### Collected data
** Begin **
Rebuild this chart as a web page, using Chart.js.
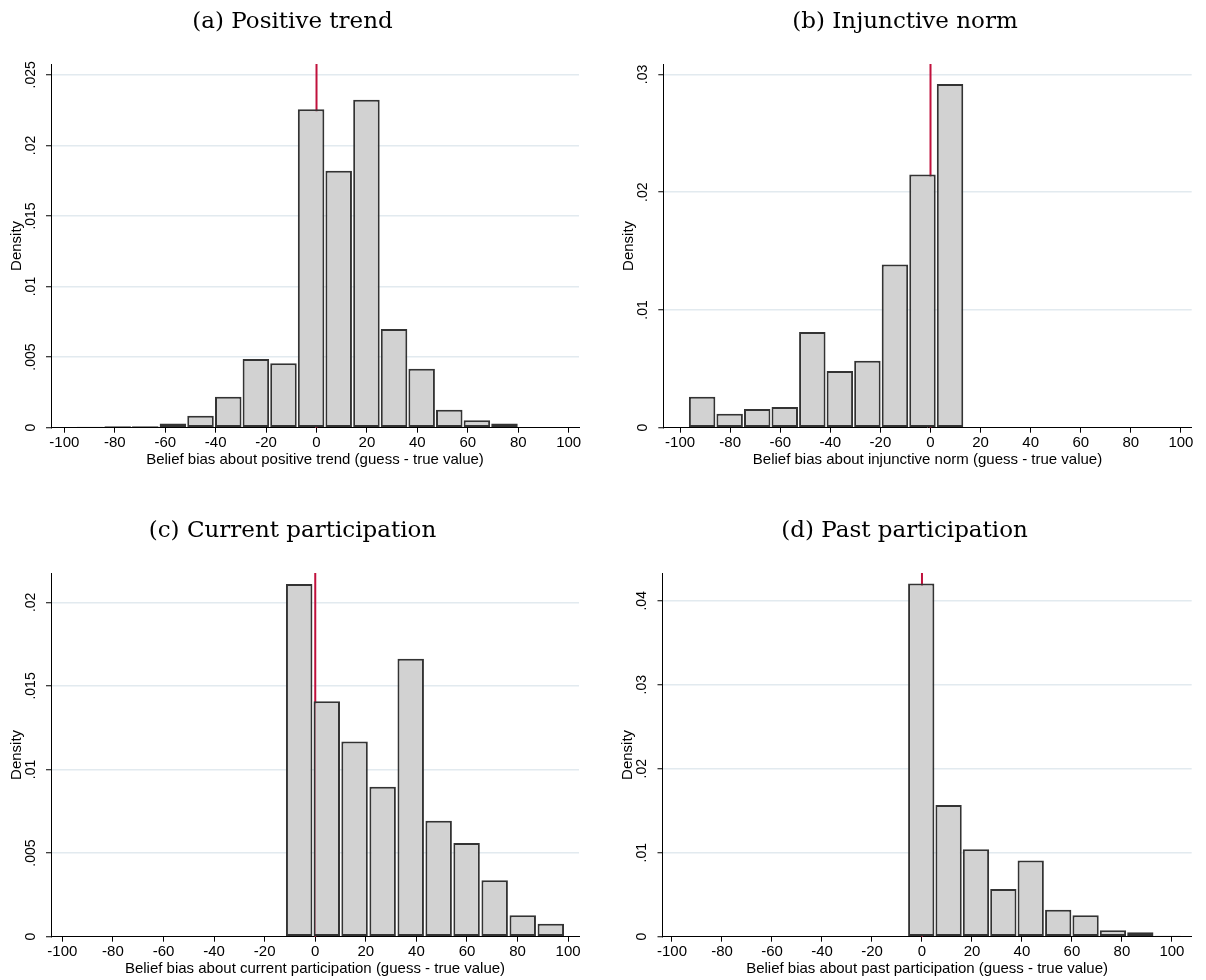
<!DOCTYPE html>
<html>
<head>
<meta charset="utf-8">
<title>Belief bias histograms</title>
<script src="https://cdn.jsdelivr.net/npm/chart.js@4.4.1/dist/chart.umd.min.js"></script>
<style>
  html, body { margin: 0; padding: 0; background: #fff; }
  body { position: relative; width: 1206px; height: 980px; overflow: hidden; }
  .panel { position: absolute; width: 603px; height: 471px; }
</style>
</head>
<body>
<div class="panel" style="left:0;top:0"><canvas id="chart-a"></canvas></div>
<div class="panel" style="left:603px;top:0"><canvas id="chart-b"></canvas></div>
<div class="panel" style="left:0;top:509px"><canvas id="chart-c"></canvas></div>
<div class="panel" style="left:603px;top:509px"><canvas id="chart-d"></canvas></div>
<script>
// histogram bin edges and densities, one pair per panel
let binEdgesA = [-95.3, -84.3, -73.4, -62.4, -51.5, -40.5, -29.5, -18.6, -7.6, 3.3, 14.3, 25.3, 36.2, 47.2, 58.1, 69.1, 80.0, 91.0];
let densityA = [0.00007, 0.0001, 0.0001, 0.0003, 0.00085, 0.0022, 0.00487, 0.00456, 0.02257, 0.0182, 0.02323, 0.007, 0.00418, 0.00127, 0.00052, 0.0003, 0.00005];

let binEdgesB = [-96.7, -85.7, -74.7, -63.7, -52.7, -41.7, -30.7, -19.7, -8.7, 2.3, 13.3];
let densityB = [0.00263, 0.00119, 0.00159, 0.00176, 0.00813, 0.00482, 0.00569, 0.01385, 0.0215, 0.02918];

let binEdgesC = [-11.8, -0.9, 10.0, 21.1, 32.2, 43.3, 54.3, 65.4, 76.5, 87.6, 98.7];
let densityC = [0.0211, 0.01408, 0.01168, 0.00897, 0.01663, 0.00694, 0.0056, 0.00337, 0.00128, 0.00078];

let binEdgesD = [-5.8, 5.2, 16.1, 27.1, 38.0, 49.0, 60.0, 70.9, 81.9, 92.8, 103.8];
let densityD = [0.04207, 0.01567, 0.01042, 0.00569, 0.00907, 0.00322, 0.00254, 0.00076, 0.00052, 0.0001];

// axis ticks
let xTicks = [-100, -80, -60, -40, -20, 0, 20, 40, 60, 80, 100];

let yTicksA = [0, 0.005, 0.01, 0.015, 0.02, 0.025];
let yLabelsA = ["0", ".005", ".01", ".015", ".02", ".025"];
let yTicksB = [0, 0.01, 0.02, 0.03];
let yLabelsB = ["0", ".01", ".02", ".03"];
let yTicksC = [0, 0.005, 0.01, 0.015, 0.02];
let yLabelsC = ["0", ".005", ".01", ".015", ".02"];
let yTicksD = [0, 0.01, 0.02, 0.03, 0.04];
let yLabelsD = ["0", ".01", ".02", ".03", ".04"];

// the guess equals the true value here
let trueValue = 0;

Chart.defaults.font.family = "'Liberation Sans', Arial, sans-serif";
Chart.defaults.color = "#000";

function binCenters(edges) {
  let centers = [];
  for (let i = 0; i < edges.length - 1; i++) {
    centers.push((edges[i] + edges[i + 1]) / 2);
  }
  return centers;
}

function renderHistogram(id, cfg) {
  let centers = binCenters(cfg.edges);
  let points = [];
  for (let i = 0; i < centers.length; i++) {
    points.push({ x: centers[i], y: cfg.density[i] });
  }

  new Chart(document.getElementById(id), {
    type: "bar",
    data: {
      datasets: [
        {
          type: "bar",
          data: points,
          backgroundColor: "#d2d2d2",
          borderColor: "#333333",
          borderWidth: 2,
          borderSkipped: false,
          barPercentage: 0.96,
          categoryPercentage: 1,
          order: 0,
        },
        {
          // vertical marker, drawn underneath the bars
          type: "line",
          data: [
            { x: trueValue, y: 0 },
            { x: trueValue, y: cfg.yMax },
          ],
          borderColor: "#c0113c",
          borderWidth: 2,
          pointRadius: 0,
          order: 1,
        },
      ],
    },
    options: {
      responsive: true,
      maintainAspectRatio: false,
      animation: false,
      layout: {
        padding: { left: cfg.padLeft, right: cfg.padRight, top: 0, bottom: 2.3 },
      },
      plugins: {
        legend: { display: false },
        tooltip: { enabled: false },
        title: {
          display: true,
          text: cfg.title,
          color: "#000",
          font: { family: "'DejaVu Serif', serif", size: 23, weight: "normal" },
          padding: { top: 8.5, bottom: 28 },
        },
      },
      scales: {
        x: {
          type: "linear",
          min: cfg.xMin,
          max: cfg.xMax,
          offset: false,
          afterBuildTicks: (axis) => {
            axis.ticks = xTicks.map((v) => ({ value: v }));
          },
          afterFit: (axis) => {
            axis.height = 41;
          },
          grid: {
            offset: false,
            drawOnChartArea: false,
            drawTicks: true,
            tickLength: 5,
            tickColor: "#000",
            tickWidth: 1,
          },
          border: { display: true, color: "#000", width: 1 },
          ticks: {
            autoSkip: false,
            maxRotation: 0,
            padding: 1,
            font: { size: 15 },
            color: "#000",
          },
          title: {
            display: true,
            text: cfg.xTitle,
            font: { size: 15 },
            color: "#000",
            padding: { top: 0, bottom: 0 },
          },
        },
        y: {
          type: "linear",
          min: 0,
          max: cfg.yMax,
          afterBuildTicks: (axis) => {
            axis.ticks = cfg.yTicks.map((v) => ({ value: v }));
          },
          afterFit: (axis) => {
            axis.width = 45;
          },
          grid: {
            color: (c) => (c.tick && c.tick.value === 0 ? "rgba(0,0,0,0)" : "#e2eaef"),
            lineWidth: 1.5,
            drawTicks: true,
            tickLength: 5,
            tickColor: "#000",
            tickWidth: 1,
          },
          border: { display: true, color: "#000", width: 1 },
          ticks: {
            autoSkip: false,
            minRotation: 90,
            maxRotation: 90,
            crossAlign: "center",
            padding: cfg.yTickPad,
            font: { size: 14 },
            color: "#000",
            callback: (value, index) => cfg.yLabels[index],
          },
          title: {
            display: true,
            text: "Density",
            font: { size: 15 },
            color: "#000",
            padding: { top: 1.5, bottom: 0 },
          },
        },
      },
    },
  });
}

renderHistogram("chart-a", {
  title: "(a) Positive trend",
  xTitle: "Belief bias about positive trend (guess - true value)",
  edges: binEdgesA, density: densityA,
  yTicks: yTicksA, yLabels: yLabelsA,
  xMin: -105.3, xMax: 104.1, yMax: 0.02576,
  padLeft: 6, padRight: 24, yTickPad: 1.4,
});

renderHistogram("chart-b", {
  title: "(b) Injunctive norm",
  xTitle: "Belief bias about injunctive norm (guess - true value)",
  edges: binEdgesB, density: densityB,
  yTicks: yTicksB, yLabels: yLabelsB,
  xMin: -106.7, xMax: 104.3, yMax: 0.03088,
  padLeft: 15.3, padRight: 14.3, yTickPad: 5.3,
});

renderHistogram("chart-c", {
  title: "(c) Current participation",
  xTitle: "Belief bias about current participation (guess - true value)",
  edges: binEdgesC, density: densityC,
  yTicks: yTicksC, yLabels: yLabelsC,
  xMin: -104.5, xMax: 104.3, yMax: 0.02175,
  padLeft: 6, padRight: 24, yTickPad: 1.4,
});

renderHistogram("chart-d", {
  title: "(d) Past participation",
  xTitle: "Belief bias about past participation (guess - true value)",
  edges: binEdgesD, density: densityD,
  yTicks: yTicksD, yLabels: yLabelsD,
  xMin: -103.8, xMax: 107.9, yMax: 0.0433,
  padLeft: 14.5, padRight: 14.3, yTickPad: 5.3,
});
</script>
</body>
</html>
** End **
### Exercise directions
Copy nothing but the lines from the first one in the listing through the line with "60, 80, 100];", and omit the pictures.

### Task solution
Rebuild this chart as a web page, using Chart.js.
<!DOCTYPE html>
<html>
<head>
<meta charset="utf-8">
<title>Belief bias histograms</title>
<script src="https://cdn.jsdelivr.net/npm/chart.js@4.4.1/dist/chart.umd.min.js"></script>
<style>
  html, body { margin: 0; padding: 0; background: #fff; }
  body { position: relative; width: 1206px; height: 980px; overflow: hidden; }
  .panel { position: absolute; width: 603px; height: 471px; }
</style>
</head>
<body>
<div class="panel" style="left:0;top:0"><canvas id="chart-a"></canvas></div>
<div class="panel" style="left:603px;top:0"><canvas id="chart-b"></canvas></div>
<div class="panel" style="left:0;top:509px"><canvas id="chart-c"></canvas></div>
<div class="panel" style="left:603px;top:509px"><canvas id="chart-d"></canvas></div>
<script>
// histogram bin edges and densities, one pair per panel
let binEdgesA = [-95.3, -84.3, -73.4, -62.4, -51.5, -40.5, -29.5, -18.6, -7.6, 3.3, 14.3, 25.3, 36.2, 47.2, 58.1, 69.1, 80.0, 91.0];
let densityA = [0.00007, 0.0001, 0.0001, 0.0003, 0.00085, 0.0022, 0.00487, 0.00456, 0.02257, 0.0182, 0.02323, 0.007, 0.00418, 0.00127, 0.00052, 0.0003, 0.00005];

let binEdgesB = [-96.7, -85.7, -74.7, -63.7, -52.7, -41.7, -30.7, -19.7, -8.7, 2.3, 13.3];
let densityB = [0.00263, 0.00119, 0.00159, 0.00176, 0.00813, 0.00482, 0.00569, 0.01385, 0.0215, 0.02918];

let binEdgesC = [-11.8, -0.9, 10.0, 21.1, 32.2, 43.3, 54.3, 65.4, 76.5, 87.6, 98.7];
let densityC = [0.0211, 0.01408, 0.01168, 0.00897, 0.01663, 0.00694, 0.0056, 0.00337, 0.00128, 0.00078];

let binEdgesD = [-5.8, 5.2, 16.1, 27.1, 38.0, 49.0, 60.0, 70.9, 81.9, 92.8, 103.8];
let densityD = [0.04207, 0.01567, 0.01042, 0.00569, 0.00907, 0.00322, 0.00254, 0.00076, 0.00052, 0.0001];

// axis ticks
let xTicks = [-100, -80, -60, -40, -20, 0, 20, 40, 60, 80, 100];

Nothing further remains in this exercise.